Material provided.
◆ ◆ ◆ ◆ ◆
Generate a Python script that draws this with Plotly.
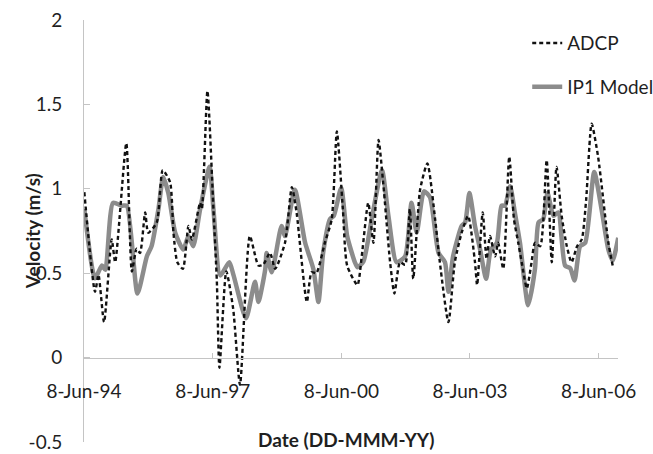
import plotly.graph_objects as go
import pandas as pd

# Decimal-year positions and velocities
adcp_t = [1994.44, 1994.69, 1994.77, 1994.90, 1995.08, 1995.16, 1995.42, 1995.55, 1995.66, 1995.74,
          1995.86, 1995.93, 1996.13, 1996.27, 1996.44, 1996.52, 1996.61, 1996.74, 1996.87, 1996.95,
          1997.14, 1997.18, 1997.31, 1997.45, 1997.53, 1997.59, 1997.75, 1997.91, 1998.07, 1998.30,
          1998.50, 1998.61, 1998.77, 1998.89, 1999.12, 1999.28, 1999.39, 1999.63, 1999.74, 1999.85,
          2000.05, 2000.21, 2000.33, 2000.47, 2000.57, 2000.81, 2000.91, 2001.06, 2001.18, 2001.30,
          2001.41, 2001.57, 2001.67, 2001.80, 2001.92, 2002.03, 2002.11, 2002.27, 2002.44, 2002.62,
          2002.73, 2002.93, 2003.08, 2003.24, 2003.39, 2003.55, 2003.60, 2003.73, 2003.82, 2003.90,
          2004.02, 2004.09, 2004.21, 2004.35, 2004.46, 2004.56, 2004.64, 2004.76, 2004.87, 2004.95,
          2005.07, 2005.22, 2005.34, 2005.45, 2005.57, 2005.69, 2005.80, 2005.93, 2006.04, 2006.14,
          2006.27, 2006.42, 2006.66, 2006.76]
adcp_v = [0.98, 0.39, 0.49, 0.21, 0.70, 0.565, 1.27, 0.51, 0.645, 0.62,
          0.86, 0.74, 0.80, 1.11, 1.04, 0.74, 0.565, 0.526, 0.78, 0.70,
          0.917, 0.88, 1.58, 0.88, 0.45, -0.06, 0.51, 0.29, -0.16, 0.72,
          0.545, 0.55, 0.62, 0.526, 0.68, 1.01, 0.86, 0.33, 0.506, 0.50,
          0.68, 0.82, 1.34, 0.88, 0.545, 0.43, 0.60, 0.917, 0.68, 1.29,
          1.03, 0.565, 0.38, 0.565, 0.55, 0.88, 0.467, 0.995, 1.15, 0.82,
          0.565, 0.21, 0.565, 0.74, 0.84, 0.565, 0.43, 0.86, 0.585, 0.72,
          0.60, 0.68, 0.526, 1.19, 0.82, 0.68, 0.565, 0.41, 0.565, 0.68,
          0.66, 1.17, 0.565, 1.13, 0.84, 0.66, 0.565, 0.66, 0.70, 0.93,
          1.385, 1.19, 0.68, 0.545]

ip1_t = [1994.44, 1994.69, 1994.85, 1994.93, 1995.11, 1995.31, 1995.43, 1995.68, 1995.90, 1996.01,
         1996.17, 1996.28, 1996.40, 1996.56, 1996.75, 1996.87, 1996.98, 1997.14, 1997.36, 1997.45,
         1997.61, 1997.82, 1997.92, 1998.21, 1998.42, 1998.50, 1998.66, 1998.69, 1998.81, 1999.04,
         1999.12, 1999.35, 1999.59, 1999.78, 1999.90, 2000.01, 2000.17, 2000.26, 2000.43, 2000.57,
         2000.75, 2000.81, 2000.95, 2001.14, 2001.38, 2001.53, 2001.72, 2001.92, 2002.07, 2002.19,
         2002.36, 2002.50, 2002.70, 2002.85, 2002.93, 2003.04, 2003.24, 2003.32, 2003.42, 2003.55,
         2003.67, 2003.81, 2003.92, 2004.06, 2004.17, 2004.25, 2004.37, 2004.48, 2004.60, 2004.79,
         2004.95, 2005.03, 2005.14, 2005.24, 2005.38, 2005.49, 2005.65, 2005.77, 2005.87, 2006.00,
         2006.12, 2006.33, 2006.50, 2006.66, 2006.76, 2006.89]
ip1_v = [0.88, 0.47, 0.545, 0.52, 0.917, 0.90, 0.90, 0.38, 0.60, 0.66,
         0.88, 1.07, 0.975, 0.74, 0.64, 0.72, 0.66, 0.88, 1.13, 0.88,
         0.487, 0.565, 0.487, 0.233, 0.45, 0.33, 0.526, 0.62, 0.506, 0.78,
         0.72, 0.995, 0.68, 0.526, 0.33, 0.62, 0.82, 0.84, 1.005, 0.72,
         0.565, 0.535, 0.57, 0.82, 1.11, 0.84, 0.565, 0.60, 0.917, 0.74,
         0.985, 0.95, 0.62, 0.565, 0.39, 0.60, 0.78, 0.80, 0.975, 0.78,
         0.64, 0.467, 0.64, 0.68, 0.90, 0.90, 1.015, 0.86, 0.68, 0.31,
         0.526, 0.80, 0.82, 0.975, 0.84, 0.86, 0.545, 0.53, 0.457, 0.66,
         0.68, 1.10, 0.88, 0.64, 0.575, 0.71]

tick_dates = ["1994-06-08", "1997-06-08", "2000-06-08", "2003-06-08", "2006-06-08"]
tick_labels = ["8-Jun-94", "8-Jun-97", "8-Jun-00", "8-Jun-03", "8-Jun-06"]
y_ticks = [-0.5, 0, 0.5, 1, 1.5, 2]
y_labels = ["-0.5", "0", "0.5", "1", "1.5", "2"]


def to_dates(years):
    out = []
    for y in years:
        yr = int(y)
        start = pd.Timestamp(year=yr, month=1, day=1)
        out.append(start + pd.Timedelta(days=(y - yr) * 365.25))
    return out


FONT = "Lato, 'Open Sans', sans-serif"
AX = "#c4c4c4"
TXT = "#1f1f1f"

fig = go.Figure()
fig.add_trace(go.Scatter(x=to_dates(ip1_t), y=ip1_v, mode="lines", name="IP1 Model",
                         line=dict(color="#8c8c8c", width=4.5, shape="spline", smoothing=0.6),
                         legendgroup="b", legendrank=2))
fig.add_trace(go.Scatter(x=to_dates(adcp_t), y=adcp_v, mode="lines", name="ADCP",
                         line=dict(color="#111111", width=2.4, dash="4px,3px",
                                   shape="spline", smoothing=0.6),
                         legendgroup="a", legendrank=1))

fig.update_layout(
    width=653, height=454,
    margin=dict(l=84, r=35, t=20, b=12, autoexpand=False),
    paper_bgcolor="white", plot_bgcolor="white",
    font=dict(family=FONT, size=19, color=TXT),
    showlegend=True,
    legend=dict(x=0.83, y=0.99, xanchor="left", yanchor="top", traceorder="grouped",
                tracegroupgap=16, font=dict(size=19, color=TXT),
                bgcolor="rgba(0,0,0,0)", itemwidth=30),
    xaxis=dict(range=["1994-06-08", "2006-11-20"], tickvals=tick_dates, ticktext=tick_labels,
               anchor="free", position=0.2, showline=True, linecolor=AX, linewidth=1,
               ticks="inside", ticklen=5, tickcolor=AX, showgrid=False, zeroline=False,
               ticklabelstandoff=17, ticklabeloverflow="allow", automargin=False,
               tickfont=dict(size=19)),
    yaxis=dict(range=[-0.5, 2], tickvals=y_ticks, ticktext=y_labels,
               showline=True, linecolor=AX, linewidth=1, ticks="inside", ticklen=6,
               tickcolor=AX, showgrid=False, zeroline=False, ticklabelstandoff=17,
               ticklabeloverflow="allow", automargin=False, tickfont=dict(size=19)),
    annotations=[
        dict(text="<b>Date (DD-MMM-YY)</b>", xref="paper", yref="paper", x=0.49, y=-0.025,
             xanchor="center", yanchor="bottom", showarrow=False, font=dict(size=19)),
        dict(text="<b>Velocity (m/s)</b>", xref="paper", yref="paper", x=-0.097, y=0.5,
             xanchor="center", yanchor="middle", textangle=-90, showarrow=False,
             font=dict(size=19)),
    ],
)

fig.write_html("out.html")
◆ ◆ ◆ ◆ ◆
Task instructions.
Restate, line by line and word for word, everything from the top of the material through the line that contains "import pandas as pd". Leave pictures out.

Solution for this task.
Generate a Python script that draws this with Plotly.
import plotly.graph_objects as go
import pandas as pd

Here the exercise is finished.